Copy every line of the data in which the word "with" occurs.

%%

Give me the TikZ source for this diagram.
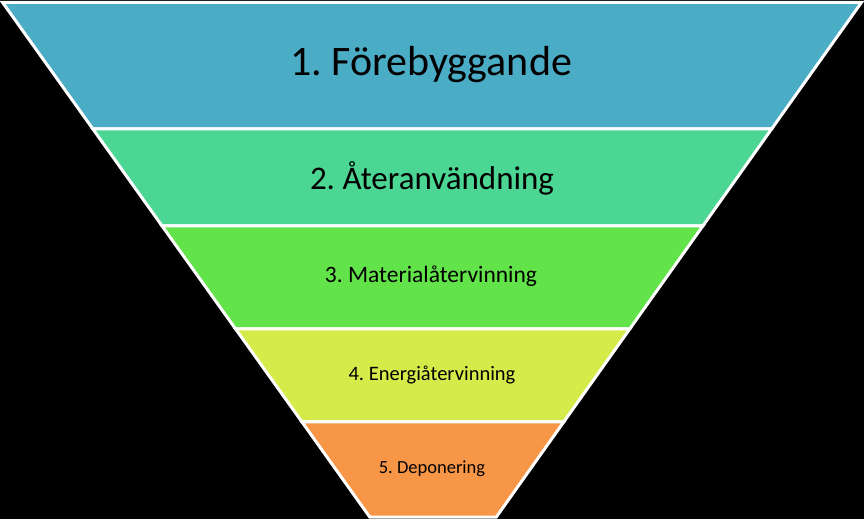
\documentclass[tikz,border=0pt]{standalone}
\usepackage{fontspec}
\setmainfont{Carlito}
\frenchspacing
\definecolor{bandA}{HTML}{4BACC6}
\definecolor{bandB}{HTML}{4CD694}
\definecolor{bandC}{HTML}{62E34A}
\definecolor{bandD}{HTML}{D5EB4A}
\definecolor{bandE}{HTML}{F79646}
\begin{document}
\begin{tikzpicture}[x=1pt,y=1pt,
  band/.style={draw=white,line width=3pt,line join=miter},
  lbl/.style={text=black,inner sep=0pt,anchor=center,execute at begin node=\frenchspacing}]
\fill[black] (0,0) rectangle (864,519);
\useasboundingbox (0,0) rectangle (864,519);
\filldraw[band,fill=bandA] (2.6,516.5) -- (861.4,516.5) -- (771.6,390) -- (92.9,390) -- cycle;
\filldraw[band,fill=bandB] (92.9,390) -- (771.6,390) -- (702.8,293) -- (162.1,293) -- cycle;
\filldraw[band,fill=bandC] (162.1,293) -- (702.8,293) -- (629.7,190) -- (235.6,190) -- cycle;
\filldraw[band,fill=bandD] (235.6,190) -- (629.7,190) -- (563.7,97) -- (302.0,97) -- cycle;
\filldraw[band,fill=bandE] (302.0,97) -- (563.7,97) -- (496.3,2) -- (369.7,2) -- cycle;
\node[lbl,font=\fontsize{42}{46}\selectfont] (t1) at (431,454) {1. Förebyggande};
\node[lbl,font=\fontsize{33}{36}\selectfont] (t2) at (432,341) {2. Återanvändning};
\node[lbl,font=\fontsize{23.5}{27}\selectfont] (t3) at (431,243) {3. Materialåtervinning};
\node[lbl,font=\fontsize{20.5}{24}\selectfont] (t4) at (432,144) {4. Energiåtervinning};
\node[lbl,font=\fontsize{18.5}{22}\selectfont] (t5) at (432,50) {5. Deponering};
\end{tikzpicture}
\end{document}
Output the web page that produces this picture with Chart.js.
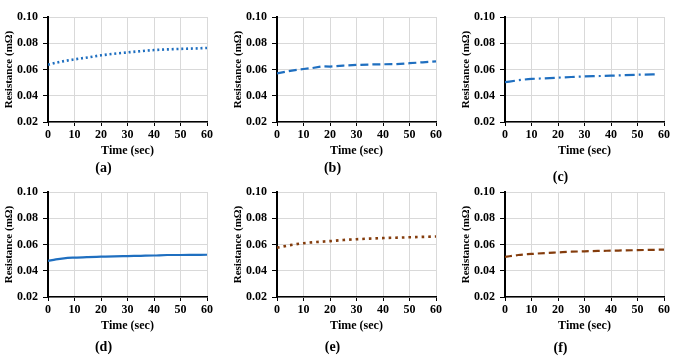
<!DOCTYPE html>
<html>
<head>
<meta charset="utf-8">
<script src="https://cdn.jsdelivr.net/npm/chart.js@4"></script>
<style>
  html, body { margin: 0; padding: 0; background: #ffffff; }
  #wrap { position: relative; width: 680px; height: 360px; overflow: hidden; background: #fff; }
  canvas { position: absolute; }
</style>
</head>
<body>
<div id="wrap"></div>
<script>
// ---- data ----
const timeCommon = [0, 5, 10, 15, 20, 25, 30, 35, 40, 45, 50, 55, 60];
const resA = [0.0637, 0.0660, 0.0677, 0.0692, 0.0708, 0.0720, 0.0730, 0.0740, 0.0748, 0.0753, 0.0757, 0.0760, 0.0764];

const timeB = [0, 5, 10, 13, 17, 20, 25, 30, 35, 40, 45, 50, 55, 60];
const resB = [0.0571, 0.0590, 0.0604, 0.0610, 0.0624, 0.0622, 0.0630, 0.0635, 0.0638, 0.0640, 0.0641, 0.0648, 0.0655, 0.0662];

const timeC = [0, 5, 10, 15, 20, 25, 30, 35, 40, 45, 50, 58];
const resC = [0.0503, 0.0518, 0.0528, 0.0533, 0.0538, 0.0543, 0.0547, 0.0550, 0.0553, 0.0557, 0.0560, 0.0563];

const timeD = [0, 3, 6, 10, 15, 20, 25, 30, 35, 40, 45, 50, 55, 60];
const resD = [0.0475, 0.0487, 0.0495, 0.0500, 0.0504, 0.0507, 0.0510, 0.0512, 0.0514, 0.0516, 0.0520, 0.0520, 0.0521, 0.0522];

const resE = [0.0576, 0.0595, 0.0610, 0.0619, 0.0626, 0.0634, 0.0640, 0.0645, 0.0649, 0.0652, 0.0655, 0.0658, 0.0661];
const resF = [0.0505, 0.0520, 0.0528, 0.0535, 0.0540, 0.0545, 0.0548, 0.0551, 0.0553, 0.0555, 0.0557, 0.0559, 0.0561];

const panelLabels = ['(a)', '(b)', '(c)', '(d)', '(e)', '(f)'];
const xTitle = 'Time (sec)';
const yTitle = 'Resistance (mΩ)';

// ---- styling ----
const BLUE = '#1f6fc0';
const BROWN = '#843c0c';
const FONT = '"Liberation Serif", "Times New Roman", serif';

const panels = [
  { t: timeCommon, r: resA, left: 0,   top: 0,   color: BLUE,  width: 2.6, dash: [2, 2.8], cap: 'butt', tension: 0.3, labelTop: 0 },
  { t: timeB,      r: resB, left: 229, top: 0,   color: BLUE,  width: 2.2, dash: [8, 4],   cap: 'butt', tension: 0,   labelTop: 0 },
  { t: timeC,      r: resC, left: 457, top: 0,   color: BLUE,  width: 2.2, dash: [10, 4, 2, 4], cap: 'butt', tension: 0.3, labelTop: 8.6 },
  { t: timeD,      r: resD, left: 0,   top: 175, color: BLUE,  width: 2.2, dash: [],      cap: 'butt', tension: 0.3, labelTop: 3.6 },
  { t: timeCommon, r: resE, left: 229, top: 175, color: BROWN, width: 2.6, dash: [2.6, 4], cap: 'butt', tension: 0.3, labelTop: 3.6 },
  { t: timeCommon, r: resF, left: 457, top: 175, color: BROWN, width: 2.2, dash: [7, 4],   cap: 'butt', tension: 0.3, labelTop: 4.6 }
];

const CW = 222, CH = 190;
const wrap = document.getElementById('wrap');

panels.forEach((p, i) => {
  const cv = document.createElement('canvas');
  cv.width = CW; cv.height = CH;
  cv.style.left = p.left + 'px';
  cv.style.top = p.top + 'px';
  cv.style.width = CW + 'px';
  cv.style.height = CH + 'px';
  wrap.appendChild(cv);

  const pts = p.t.map((x, k) => ({ x: x, y: p.r[k] }));

  new Chart(cv.getContext('2d'), {
    type: 'line',
    data: {
      datasets: [{
        data: pts,
        borderColor: p.color,
        borderWidth: p.width,
        borderDash: p.dash,
        borderCapStyle: p.cap,
        pointRadius: 0,
        fill: false,
        tension: p.tension,
        cubicInterpolationMode: p.tension ? 'monotone' : 'default'
      }]
    },
    options: {
      responsive: false,
      animation: false,
      devicePixelRatio: 1,
      layout: { padding: { top: 17, right: 15, left: 0, bottom: 0 } },
      plugins: {
        legend: { display: false },
        tooltip: { enabled: false },
        title: {
          display: true,
          position: 'bottom',
          text: panelLabels[i],
          color: '#000',
          font: { family: FONT, size: 14, weight: 'bold' },
          padding: { top: p.labelTop, bottom: 13.2 - p.labelTop }
        }
      },
      scales: {
        x: {
          type: 'linear',
          min: 0, max: 60,
          ticks: {
            stepSize: 10,
            color: '#000',
            padding: 2,
            maxRotation: 0,
            font: { family: FONT, size: 12, weight: 'bold' }
          },
          grid: { color: '#d9d9d9', lineWidth: 1, tickLength: 4, tickColor: '#000' },
          border: { color: '#000', width: 1.5 },
          title: {
            display: true,
            text: xTitle,
            color: '#000',
            font: { family: FONT, size: 12, weight: 'bold' },
            padding: { top: 0, bottom: 2 }
          },
          afterFit: (s) => { s.height = 38; }
        },
        y: {
          min: 0.02, max: 0.10,
          ticks: {
            stepSize: 0.02,
            color: '#000',
            padding: 5,
            font: { family: FONT, size: 12, weight: 'bold' },
            callback: (v) => Number(v).toFixed(2)
          },
          grid: { color: '#d9d9d9', lineWidth: 1, tickLength: 5, tickColor: '#000' },
          border: { color: '#000', width: 2 },
          title: {
            display: true,
            text: yTitle,
            color: '#000',
            font: { family: FONT, size: 11, weight: 'bold' },
            padding: { top: 3, bottom: 0 }
          },
          afterFit: (s) => { s.width = 48; }
        }
      }
    }
  });
});
</script>
</body>
</html>
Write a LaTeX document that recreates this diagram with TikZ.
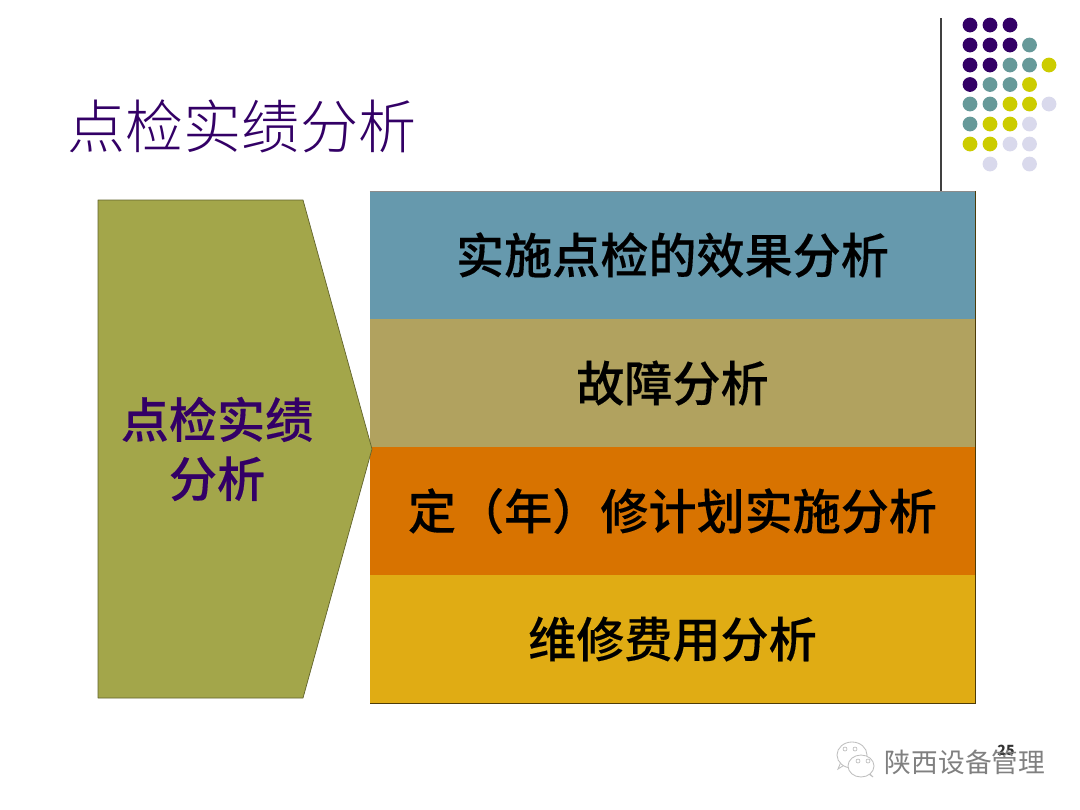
\documentclass[tikz,border=0pt]{standalone}
\usepackage{fontspec}
\usepackage{xcolor}
\usepackage{tikz}
\usetikzlibrary{arrows.meta, positioning, calc}
\setmainfont{Noto Sans CJK SC}
\newfontfamily\titlefont{Noto Sans CJK SC Light}
\newfontfamily\labelfont[FakeBold=0.25]{Noto Sans CJK SC Medium}
\definecolor{inkpurple}{RGB}{51,0,102}
\definecolor{dotteal}{RGB}{102,153,153}
\definecolor{dotyellow}{RGB}{204,204,0}
\definecolor{dotlilac}{RGB}{217,217,236}
\definecolor{chevgreen}{RGB}{163,166,74}
\definecolor{bandblue}{RGB}{102,153,173}
\definecolor{bandtan}{RGB}{177,162,95}
\definecolor{bandorange}{RGB}{216,115,0}
\definecolor{bandgold}{RGB}{224,172,20}

\begin{document}
\begin{tikzpicture}[x=0.025cm, y=-0.025cm,
    band/.style={rectangle, minimum width=15.125cm, minimum height=3.2cm, outer sep=0pt,
                 inner sep=0pt, align=center, font=\fontsize{34.2}{40}\selectfont\labelfont},
    dot/.style={circle, fill=#1, minimum size=0.37cm, inner sep=0pt},
    bubble/.style={draw=black!25, fill=white, line width=0.6pt},
    eye/.style={circle, draw=black!30, line width=0.4pt, minimum size=0.1cm, inner sep=0pt}
]
\useasboundingbox (0,0) rectangle (1080,810);
\fill[white] (0,0) rectangle (1080,810);

% title
\node[text=inkpurple, font=\fontsize{41.3}{48}\selectfont\titlefont] (title) at (242,126) {点检实绩分析};

% rule
\coordinate (ruletop) at (941,18);

% dots
\foreach \y/\cols in {25/{970/inkpurple,990/inkpurple,1010/inkpurple},
    45/{970/inkpurple,990/inkpurple,1010/inkpurple,1029.5/dotteal},
    65/{970/inkpurple,990/inkpurple,1010/dotteal,1029.5/dotteal,1049/dotyellow},
    84.5/{970/inkpurple,990/dotteal,1010/dotteal,1029.5/dotyellow},
    104/{970/dotteal,990/dotteal,1010/dotyellow,1029.5/dotyellow,1049/dotlilac},
    124/{970/dotteal,990/dotyellow,1010/dotyellow,1029.5/dotlilac},
    144/{970/dotyellow,990/dotyellow,1010/dotlilac,1029.5/dotlilac},
    164/{990/dotlilac,1029.5/dotlilac}} {
  \foreach \x/\c in \cols {
    \node[dot=\c] at (\x,\y) {};
  }
}

% bands
\node[band, fill=bandblue] (effect) at (672.5,255) {实施点检的效果分析};
\node[band, fill=bandtan, below=0cm of effect] (fault) {故障分析};
\node[band, fill=bandorange, below=0cm of fault] (plan) {定（年）修计划实施分析};
\node[band, fill=bandgold, below=0cm of plan] (cost) {维修费用分析};
\draw[black!45, line width=0.4pt] (effect.north west) -- (effect.north east);
\draw[black!65!bandgold, line width=0.8pt] (effect.north east) -- (cost.south east) -- (cost.south west);

\draw[black!75, line width=1pt] (ruletop) -- (ruletop |- effect.north);

% chevron
\draw[fill=chevgreen, draw=chevgreen!60!black, line width=0.5pt, line join=round]
  (98,200) -- (303,200) -- (372,449) -- (303,698) -- (98,698) -- cycle;
\node[text=inkpurple, align=center, font=\fontsize{34.2}{42}\selectfont\labelfont] (chev) at (217,449) {点检实绩\\分析};

% footer
\node[font=\fontsize{10}{12}\selectfont\bfseries, text=black!80] (pagenum) at (1006,750) {25};
\draw[bubble] (838,769) -- (846,764) -- (843,757) -- cycle;
\draw[bubble] (852,755) ellipse (15 and 13);
\draw[bubble] (870,774) -- (873,777) -- (866,772) -- cycle;
\draw[bubble] (861,766) ellipse (13 and 11);
\node[eye] (eyea) at (845,749) {};
\node[eye] (eyeb) at (855,749) {};
\node[eye] (eyec) at (858,761) {};
\node[eye] (eyed) at (868,761) {};
\node[text=black!50, font=\fontsize{19}{22}\selectfont] (mark) at (965,762) {陕西设备管理};
\end{tikzpicture}
\end{document}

%%

# THE OUTPUT:
Output the web page that produces this picture with Chart.js.
Write a LaTeX document that recreates this diagram with TikZ.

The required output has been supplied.